>> START

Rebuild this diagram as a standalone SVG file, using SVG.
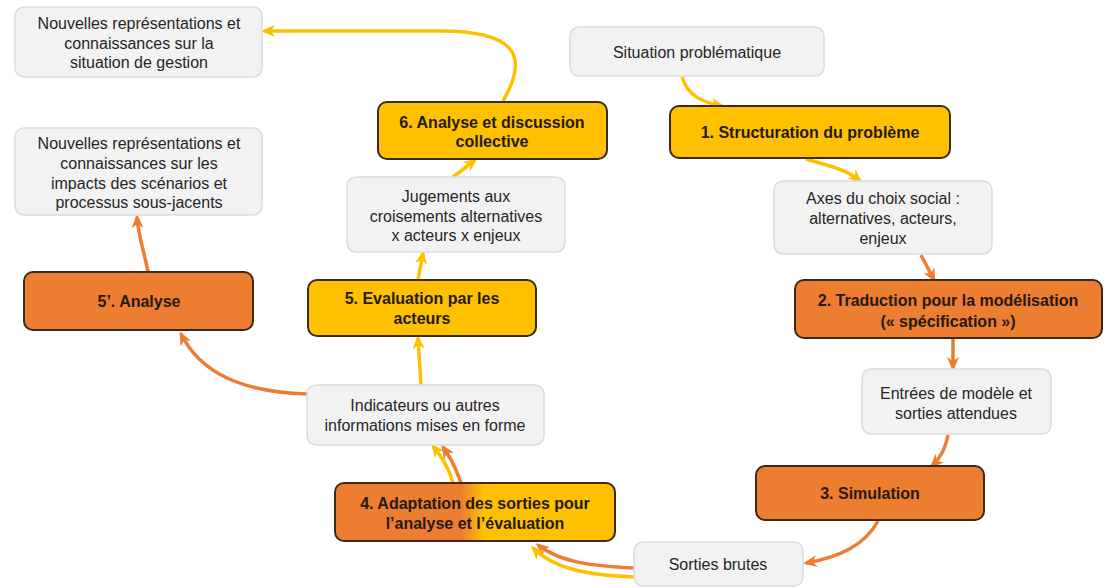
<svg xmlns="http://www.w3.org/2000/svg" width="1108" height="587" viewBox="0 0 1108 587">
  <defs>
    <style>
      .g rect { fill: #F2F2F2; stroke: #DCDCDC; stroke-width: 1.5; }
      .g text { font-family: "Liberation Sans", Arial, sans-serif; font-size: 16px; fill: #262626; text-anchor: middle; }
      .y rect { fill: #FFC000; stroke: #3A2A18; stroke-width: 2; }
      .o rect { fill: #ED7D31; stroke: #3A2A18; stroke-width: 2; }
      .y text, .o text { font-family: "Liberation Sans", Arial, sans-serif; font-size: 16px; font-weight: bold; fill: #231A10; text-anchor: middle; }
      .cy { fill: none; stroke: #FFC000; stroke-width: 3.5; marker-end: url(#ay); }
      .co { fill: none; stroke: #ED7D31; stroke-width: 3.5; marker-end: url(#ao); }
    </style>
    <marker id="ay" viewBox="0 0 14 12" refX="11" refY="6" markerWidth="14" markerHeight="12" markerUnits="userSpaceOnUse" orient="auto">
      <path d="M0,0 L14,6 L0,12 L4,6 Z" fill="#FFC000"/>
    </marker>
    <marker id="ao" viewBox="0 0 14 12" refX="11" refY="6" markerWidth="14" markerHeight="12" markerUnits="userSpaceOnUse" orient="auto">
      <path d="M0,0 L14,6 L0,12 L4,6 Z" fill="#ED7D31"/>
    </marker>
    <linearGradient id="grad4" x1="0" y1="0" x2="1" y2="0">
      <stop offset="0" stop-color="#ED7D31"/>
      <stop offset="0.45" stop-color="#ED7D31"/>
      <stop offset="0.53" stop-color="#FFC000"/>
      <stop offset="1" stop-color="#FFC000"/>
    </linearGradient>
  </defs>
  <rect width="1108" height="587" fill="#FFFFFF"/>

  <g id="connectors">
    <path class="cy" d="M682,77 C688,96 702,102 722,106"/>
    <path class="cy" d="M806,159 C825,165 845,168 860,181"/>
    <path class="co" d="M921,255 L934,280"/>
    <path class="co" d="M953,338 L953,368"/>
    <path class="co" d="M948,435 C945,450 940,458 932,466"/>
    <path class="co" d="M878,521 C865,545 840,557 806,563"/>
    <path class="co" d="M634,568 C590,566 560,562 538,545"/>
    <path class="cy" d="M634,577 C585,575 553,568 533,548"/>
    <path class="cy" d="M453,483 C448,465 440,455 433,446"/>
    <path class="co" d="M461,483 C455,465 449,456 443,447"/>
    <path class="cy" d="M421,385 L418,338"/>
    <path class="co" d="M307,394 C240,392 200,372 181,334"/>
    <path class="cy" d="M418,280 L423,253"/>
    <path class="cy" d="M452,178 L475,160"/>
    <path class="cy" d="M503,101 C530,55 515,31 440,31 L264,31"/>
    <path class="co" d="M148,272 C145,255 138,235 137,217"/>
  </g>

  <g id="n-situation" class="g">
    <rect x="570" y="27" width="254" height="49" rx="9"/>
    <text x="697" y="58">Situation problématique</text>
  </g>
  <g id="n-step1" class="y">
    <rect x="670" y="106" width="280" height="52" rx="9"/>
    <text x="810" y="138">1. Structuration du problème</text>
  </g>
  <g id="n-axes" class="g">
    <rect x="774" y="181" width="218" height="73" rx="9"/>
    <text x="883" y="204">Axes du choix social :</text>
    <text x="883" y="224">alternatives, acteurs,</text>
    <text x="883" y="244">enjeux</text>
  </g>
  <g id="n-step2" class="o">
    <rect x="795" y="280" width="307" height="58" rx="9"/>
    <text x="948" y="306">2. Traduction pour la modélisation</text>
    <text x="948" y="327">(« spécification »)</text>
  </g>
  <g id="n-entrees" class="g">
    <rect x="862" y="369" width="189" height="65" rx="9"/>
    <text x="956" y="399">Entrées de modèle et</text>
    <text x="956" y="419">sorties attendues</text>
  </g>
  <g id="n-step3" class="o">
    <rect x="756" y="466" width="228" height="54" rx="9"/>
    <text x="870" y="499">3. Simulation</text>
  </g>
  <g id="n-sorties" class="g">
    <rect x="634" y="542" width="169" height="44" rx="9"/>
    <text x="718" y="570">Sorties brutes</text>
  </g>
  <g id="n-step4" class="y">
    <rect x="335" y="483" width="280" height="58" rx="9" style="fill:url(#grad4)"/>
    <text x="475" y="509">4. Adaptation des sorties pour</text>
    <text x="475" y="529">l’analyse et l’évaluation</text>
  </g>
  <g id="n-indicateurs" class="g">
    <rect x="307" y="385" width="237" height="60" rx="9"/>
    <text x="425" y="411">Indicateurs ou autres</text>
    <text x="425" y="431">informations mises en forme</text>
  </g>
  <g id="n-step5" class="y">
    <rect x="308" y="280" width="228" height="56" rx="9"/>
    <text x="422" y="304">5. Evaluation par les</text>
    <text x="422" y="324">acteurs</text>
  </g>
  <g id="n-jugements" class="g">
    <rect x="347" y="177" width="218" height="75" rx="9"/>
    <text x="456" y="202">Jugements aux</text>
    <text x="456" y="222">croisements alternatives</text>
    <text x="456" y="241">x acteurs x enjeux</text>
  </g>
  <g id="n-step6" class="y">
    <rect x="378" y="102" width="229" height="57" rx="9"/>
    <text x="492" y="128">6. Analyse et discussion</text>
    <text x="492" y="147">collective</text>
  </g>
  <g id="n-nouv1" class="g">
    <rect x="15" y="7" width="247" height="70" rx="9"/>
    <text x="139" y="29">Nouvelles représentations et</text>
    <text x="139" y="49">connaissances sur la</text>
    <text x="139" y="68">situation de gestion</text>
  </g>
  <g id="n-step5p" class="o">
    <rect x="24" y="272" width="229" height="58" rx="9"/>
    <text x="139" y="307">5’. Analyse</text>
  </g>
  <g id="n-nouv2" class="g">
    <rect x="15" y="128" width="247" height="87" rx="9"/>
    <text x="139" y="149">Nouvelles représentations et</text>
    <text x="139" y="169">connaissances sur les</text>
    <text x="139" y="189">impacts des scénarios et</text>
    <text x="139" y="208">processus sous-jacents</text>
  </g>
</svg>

>> END

*Exercise brief*. Your task is to reproduce all of the material exactly. The pictures stay out.

*Worked solution*.
Rebuild this diagram as a standalone SVG file, using SVG.
<svg xmlns="http://www.w3.org/2000/svg" width="1108" height="587" viewBox="0 0 1108 587">
  <defs>
    <style>
      .g rect { fill: #F2F2F2; stroke: #DCDCDC; stroke-width: 1.5; }
      .g text { font-family: "Liberation Sans", Arial, sans-serif; font-size: 16px; fill: #262626; text-anchor: middle; }
      .y rect { fill: #FFC000; stroke: #3A2A18; stroke-width: 2; }
      .o rect { fill: #ED7D31; stroke: #3A2A18; stroke-width: 2; }
      .y text, .o text { font-family: "Liberation Sans", Arial, sans-serif; font-size: 16px; font-weight: bold; fill: #231A10; text-anchor: middle; }
      .cy { fill: none; stroke: #FFC000; stroke-width: 3.5; marker-end: url(#ay); }
      .co { fill: none; stroke: #ED7D31; stroke-width: 3.5; marker-end: url(#ao); }
    </style>
    <marker id="ay" viewBox="0 0 14 12" refX="11" refY="6" markerWidth="14" markerHeight="12" markerUnits="userSpaceOnUse" orient="auto">
      <path d="M0,0 L14,6 L0,12 L4,6 Z" fill="#FFC000"/>
    </marker>
    <marker id="ao" viewBox="0 0 14 12" refX="11" refY="6" markerWidth="14" markerHeight="12" markerUnits="userSpaceOnUse" orient="auto">
      <path d="M0,0 L14,6 L0,12 L4,6 Z" fill="#ED7D31"/>
    </marker>
    <linearGradient id="grad4" x1="0" y1="0" x2="1" y2="0">
      <stop offset="0" stop-color="#ED7D31"/>
      <stop offset="0.45" stop-color="#ED7D31"/>
      <stop offset="0.53" stop-color="#FFC000"/>
      <stop offset="1" stop-color="#FFC000"/>
    </linearGradient>
  </defs>
  <rect width="1108" height="587" fill="#FFFFFF"/>

  <g id="connectors">
    <path class="cy" d="M682,77 C688,96 702,102 722,106"/>
    <path class="cy" d="M806,159 C825,165 845,168 860,181"/>
    <path class="co" d="M921,255 L934,280"/>
    <path class="co" d="M953,338 L953,368"/>
    <path class="co" d="M948,435 C945,450 940,458 932,466"/>
    <path class="co" d="M878,521 C865,545 840,557 806,563"/>
    <path class="co" d="M634,568 C590,566 560,562 538,545"/>
    <path class="cy" d="M634,577 C585,575 553,568 533,548"/>
    <path class="cy" d="M453,483 C448,465 440,455 433,446"/>
    <path class="co" d="M461,483 C455,465 449,456 443,447"/>
    <path class="cy" d="M421,385 L418,338"/>
    <path class="co" d="M307,394 C240,392 200,372 181,334"/>
    <path class="cy" d="M418,280 L423,253"/>
    <path class="cy" d="M452,178 L475,160"/>
    <path class="cy" d="M503,101 C530,55 515,31 440,31 L264,31"/>
    <path class="co" d="M148,272 C145,255 138,235 137,217"/>
  </g>

  <g id="n-situation" class="g">
    <rect x="570" y="27" width="254" height="49" rx="9"/>
    <text x="697" y="58">Situation problématique</text>
  </g>
  <g id="n-step1" class="y">
    <rect x="670" y="106" width="280" height="52" rx="9"/>
    <text x="810" y="138">1. Structuration du problème</text>
  </g>
  <g id="n-axes" class="g">
    <rect x="774" y="181" width="218" height="73" rx="9"/>
    <text x="883" y="204">Axes du choix social :</text>
    <text x="883" y="224">alternatives, acteurs,</text>
    <text x="883" y="244">enjeux</text>
  </g>
  <g id="n-step2" class="o">
    <rect x="795" y="280" width="307" height="58" rx="9"/>
    <text x="948" y="306">2. Traduction pour la modélisation</text>
    <text x="948" y="327">(« spécification »)</text>
  </g>
  <g id="n-entrees" class="g">
    <rect x="862" y="369" width="189" height="65" rx="9"/>
    <text x="956" y="399">Entrées de modèle et</text>
    <text x="956" y="419">sorties attendues</text>
  </g>
  <g id="n-step3" class="o">
    <rect x="756" y="466" width="228" height="54" rx="9"/>
    <text x="870" y="499">3. Simulation</text>
  </g>
  <g id="n-sorties" class="g">
    <rect x="634" y="542" width="169" height="44" rx="9"/>
    <text x="718" y="570">Sorties brutes</text>
  </g>
  <g id="n-step4" class="y">
    <rect x="335" y="483" width="280" height="58" rx="9" style="fill:url(#grad4)"/>
    <text x="475" y="509">4. Adaptation des sorties pour</text>
    <text x="475" y="529">l’analyse et l’évaluation</text>
  </g>
  <g id="n-indicateurs" class="g">
    <rect x="307" y="385" width="237" height="60" rx="9"/>
    <text x="425" y="411">Indicateurs ou autres</text>
    <text x="425" y="431">informations mises en forme</text>
  </g>
  <g id="n-step5" class="y">
    <rect x="308" y="280" width="228" height="56" rx="9"/>
    <text x="422" y="304">5. Evaluation par les</text>
    <text x="422" y="324">acteurs</text>
  </g>
  <g id="n-jugements" class="g">
    <rect x="347" y="177" width="218" height="75" rx="9"/>
    <text x="456" y="202">Jugements aux</text>
    <text x="456" y="222">croisements alternatives</text>
    <text x="456" y="241">x acteurs x enjeux</text>
  </g>
  <g id="n-step6" class="y">
    <rect x="378" y="102" width="229" height="57" rx="9"/>
    <text x="492" y="128">6. Analyse et discussion</text>
    <text x="492" y="147">collective</text>
  </g>
  <g id="n-nouv1" class="g">
    <rect x="15" y="7" width="247" height="70" rx="9"/>
    <text x="139" y="29">Nouvelles représentations et</text>
    <text x="139" y="49">connaissances sur la</text>
    <text x="139" y="68">situation de gestion</text>
  </g>
  <g id="n-step5p" class="o">
    <rect x="24" y="272" width="229" height="58" rx="9"/>
    <text x="139" y="307">5’. Analyse</text>
  </g>
  <g id="n-nouv2" class="g">
    <rect x="15" y="128" width="247" height="87" rx="9"/>
    <text x="139" y="149">Nouvelles représentations et</text>
    <text x="139" y="169">connaissances sur les</text>
    <text x="139" y="189">impacts des scénarios et</text>
    <text x="139" y="208">processus sous-jacents</text>
  </g>
</svg>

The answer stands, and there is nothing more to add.